◆ SET TASK:
Collect all lines containing the word "that" from the data.

◆ TASK INPUTS:
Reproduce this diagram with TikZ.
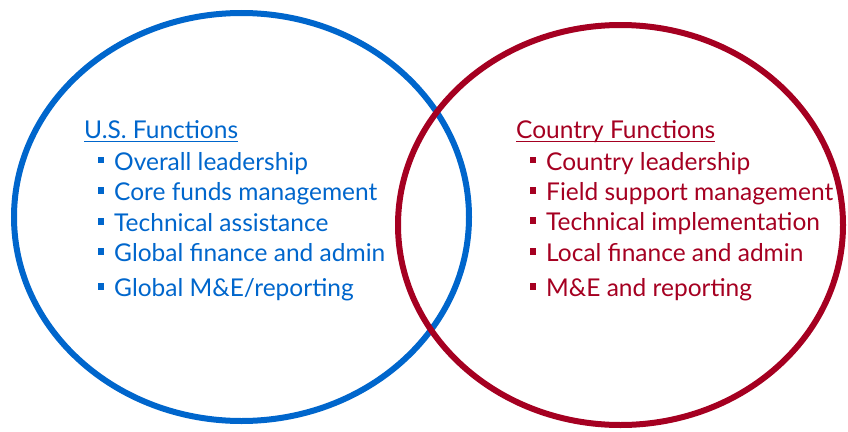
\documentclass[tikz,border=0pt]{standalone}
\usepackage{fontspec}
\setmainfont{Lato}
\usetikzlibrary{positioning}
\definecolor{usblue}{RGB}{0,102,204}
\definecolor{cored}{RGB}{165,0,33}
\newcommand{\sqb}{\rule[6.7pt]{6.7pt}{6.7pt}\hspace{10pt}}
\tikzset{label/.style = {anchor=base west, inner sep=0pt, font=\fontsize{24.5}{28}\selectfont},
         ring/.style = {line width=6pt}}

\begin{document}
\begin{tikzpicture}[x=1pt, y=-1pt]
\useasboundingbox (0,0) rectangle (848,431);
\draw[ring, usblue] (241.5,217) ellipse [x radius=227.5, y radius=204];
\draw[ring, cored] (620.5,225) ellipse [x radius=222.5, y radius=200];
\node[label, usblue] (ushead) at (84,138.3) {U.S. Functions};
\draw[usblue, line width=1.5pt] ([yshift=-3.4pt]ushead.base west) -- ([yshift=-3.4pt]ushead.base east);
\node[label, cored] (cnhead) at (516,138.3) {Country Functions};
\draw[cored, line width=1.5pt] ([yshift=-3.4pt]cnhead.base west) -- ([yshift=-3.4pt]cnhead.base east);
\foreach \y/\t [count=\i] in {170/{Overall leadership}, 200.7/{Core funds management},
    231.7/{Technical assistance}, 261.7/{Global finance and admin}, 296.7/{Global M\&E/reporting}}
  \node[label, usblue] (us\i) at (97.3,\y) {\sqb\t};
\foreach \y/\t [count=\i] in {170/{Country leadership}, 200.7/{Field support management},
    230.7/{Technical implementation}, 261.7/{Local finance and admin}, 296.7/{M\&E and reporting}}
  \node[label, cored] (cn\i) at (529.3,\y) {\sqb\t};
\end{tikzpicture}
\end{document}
==
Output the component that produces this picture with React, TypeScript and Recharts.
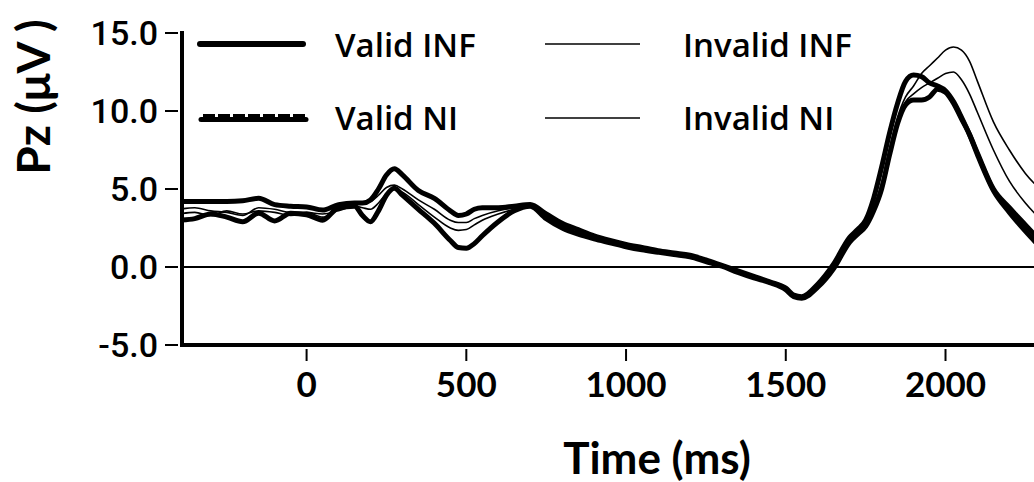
...
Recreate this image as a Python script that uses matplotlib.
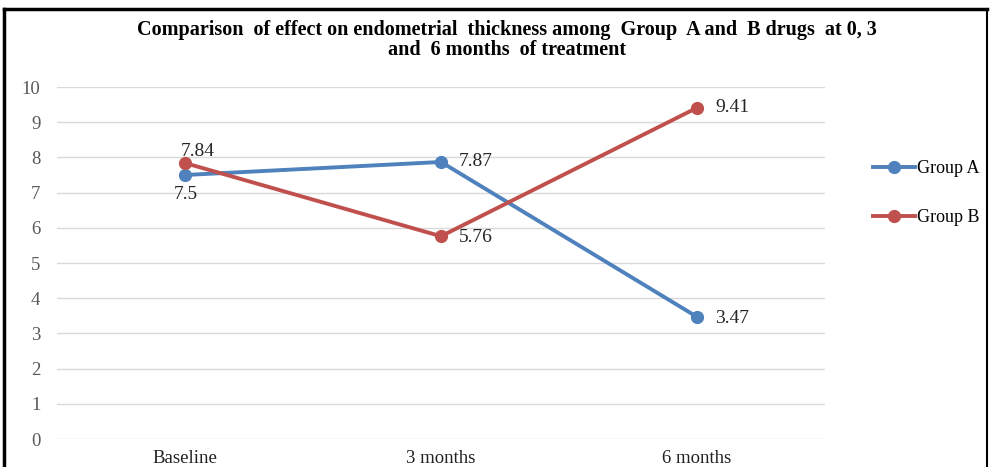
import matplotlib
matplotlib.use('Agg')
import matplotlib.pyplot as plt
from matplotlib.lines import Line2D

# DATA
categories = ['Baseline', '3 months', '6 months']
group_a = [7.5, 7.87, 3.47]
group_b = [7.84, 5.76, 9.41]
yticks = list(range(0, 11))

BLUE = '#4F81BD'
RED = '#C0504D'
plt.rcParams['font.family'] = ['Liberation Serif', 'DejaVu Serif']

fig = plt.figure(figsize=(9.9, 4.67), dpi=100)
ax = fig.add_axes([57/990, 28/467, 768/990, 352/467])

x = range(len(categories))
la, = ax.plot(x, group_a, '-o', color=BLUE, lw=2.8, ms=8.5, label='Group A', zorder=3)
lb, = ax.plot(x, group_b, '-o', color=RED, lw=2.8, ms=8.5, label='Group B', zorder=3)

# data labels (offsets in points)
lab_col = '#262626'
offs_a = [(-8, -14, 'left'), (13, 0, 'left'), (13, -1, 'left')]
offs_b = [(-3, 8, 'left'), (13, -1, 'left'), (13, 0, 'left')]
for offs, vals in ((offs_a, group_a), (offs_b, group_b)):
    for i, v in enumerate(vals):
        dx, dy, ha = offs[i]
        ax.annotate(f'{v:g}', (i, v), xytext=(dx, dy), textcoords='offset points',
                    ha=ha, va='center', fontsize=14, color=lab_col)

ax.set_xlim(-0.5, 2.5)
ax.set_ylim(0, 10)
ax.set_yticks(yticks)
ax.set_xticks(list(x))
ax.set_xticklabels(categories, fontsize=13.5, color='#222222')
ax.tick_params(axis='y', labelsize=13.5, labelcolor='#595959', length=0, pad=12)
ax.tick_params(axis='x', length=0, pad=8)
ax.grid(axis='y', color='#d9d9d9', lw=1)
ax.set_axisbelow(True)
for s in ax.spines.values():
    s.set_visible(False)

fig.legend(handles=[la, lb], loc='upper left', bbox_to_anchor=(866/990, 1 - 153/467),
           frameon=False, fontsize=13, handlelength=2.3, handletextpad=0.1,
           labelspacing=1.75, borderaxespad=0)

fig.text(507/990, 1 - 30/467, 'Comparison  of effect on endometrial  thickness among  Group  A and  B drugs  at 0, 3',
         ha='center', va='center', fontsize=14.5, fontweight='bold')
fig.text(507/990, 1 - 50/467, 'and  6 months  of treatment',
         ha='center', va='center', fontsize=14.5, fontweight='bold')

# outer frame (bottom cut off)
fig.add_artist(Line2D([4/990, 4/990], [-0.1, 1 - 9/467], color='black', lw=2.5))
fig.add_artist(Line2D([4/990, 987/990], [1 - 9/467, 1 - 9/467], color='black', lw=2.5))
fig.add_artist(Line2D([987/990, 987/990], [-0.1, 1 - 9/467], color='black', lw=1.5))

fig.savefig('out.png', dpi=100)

◆ THE COMPLETED TASK:
Output the component that produces this picture with React, TypeScript and Recharts.
Recreate this image as a Python script that uses matplotlib.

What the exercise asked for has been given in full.